TC Chair Christina Naify says, “This article presents a computationally efficient modeling approach to predict the dynamic response of a defect in an elastic lattice. Defects and geometric abnormalities are often present in structures manufactured by additive manufacturing. Models with varying ranges of fidelity are compared for varying degrees of deviation from the pristine designed geometry. In general, this article touches on many hot topics in structural acoustics and vibrations including the effects of defects, additive manufacturing, and metamaterials.”

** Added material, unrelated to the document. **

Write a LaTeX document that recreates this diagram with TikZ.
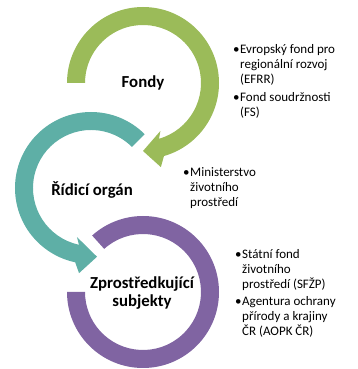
\documentclass[tikz,border=0pt]{standalone}
\usepackage{fontspec}
\setmainfont{Carlito}
\definecolor{cgreen}{HTML}{9BBB59}
\definecolor{cteal}{HTML}{5EAFA6}
\definecolor{cpurple}{HTML}{8064A2}
\begin{document}
\begin{tikzpicture}[x=1pt,y=1pt,
  title/.style={font=\fontsize{16.8}{17.5}\selectfont\bfseries, align=center, inner sep=0pt, text=black},
  bullets/.style={font=\fontsize{13}{15}\selectfont, align=left, inner sep=0pt, anchor=base west, text=black}]
\useasboundingbox (0,0) rectangle (357,369);
% green ring
\begin{scope}[shift={(143,286)}]
\fill[cgreen] (180:76pt) arc[start angle=180,end angle=-74,radius=76pt] -- (-78:86pt) -- (-90:68pt) -- (-70:51pt) -- (-74:58pt) arc[start angle=-74,end angle=180,radius=58pt] -- cycle;
\end{scope}
% teal ring
\begin{scope}[shift={(91,181)}]
\fill[cteal] (45:76pt) arc[start angle=45,end angle=258,radius=76pt] -- (262:86pt) -- (275:69pt) -- (254:51pt) -- (258:58pt) arc[start angle=258,end angle=45,radius=58pt] -- cycle;
\end{scope}
% purple ring
\begin{scope}[shift={(143,77)}]
\fill[cpurple] (180:76pt) arc[start angle=180,end angle=492,radius=76pt] -- (132:58pt) arc[start angle=132,end angle=-180,radius=58pt] -- cycle;
\end{scope}
% titles
\node[title] (fondy) at (143,286) {Fondy};
\node[title] (ridici) at (92,179) {Řídicí orgán};
\node[title] (zprost) at (142,76) {Zprostředkující\\subjekty};
% bullet lists (anchored at the baseline of the last line)
\node[bullets] (b1) at (233,252.5) {\makebox[7pt][l]{•}Evropský fond pro\\\hspace*{7pt}regionální rozvoj\\\hspace*{7pt}(EFRR)\\[3pt]\makebox[7pt][l]{•}Fond soudržnosti\\\hspace*{7pt}(FS)};
\node[bullets] (b2) at (183,162.5) {\makebox[7pt][l]{•}Ministerstvo\\\hspace*{7pt}životního\\\hspace*{7pt}prostředí};
\node[bullets] (b3) at (235,33.5) {\makebox[7pt][l]{•}Státní fond\\\hspace*{7pt}životního\\\hspace*{7pt}prostředí (SFŽP)\\[2pt]\makebox[7pt][l]{•}Agentura ochrany\\\hspace*{7pt}přírody a krajiny\\\hspace*{7pt}ČR (AOPK ČR)};
\end{tikzpicture}
\end{document}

Structural Acoustics & Vibration Technical Area picks

Fig. 1. Details of the unit cell

Underwater Acoustics
Evaluating machine learning architectures for sound event detection for signals with variable signal-to-noise-ratios in the Beaufort Sea,” by Malek Ibrahim, Jason D. Sagers, Megan S. Ballard, Minh Le, and Vasilis Koutsomitopoulos

TC Chair Jie Yang says, “This paper was chosen as a Technical Area Pick because it explores the challenging polyphonic sound event detection problem using machine learning architectures. An established architecture from the image classification domain composed of >20M parameters is compared to lightweight model (1.2 M parameters) specifically designed for polyphonic sound event detection. The candidate architectures were investigated and evaluated on nine classes of signals broadcast from moored sources that were recorded over the course of a yearlong experiment. These signals represent a high degree of variability with respect to time-frequency characteristics, changes in signal-to-noise ratio, and class imbalances providing an excellent data set to evaluate model performance.”

Underwater Technical Area picks

Fig. 5. Comparison of results from window-level and frame-level architectures for three classes on a 1-min data sample from session 1472 recorded on 21 June 2017.

Congratulations to all the authors whose work has been highlighted by the TC chairs and Editors!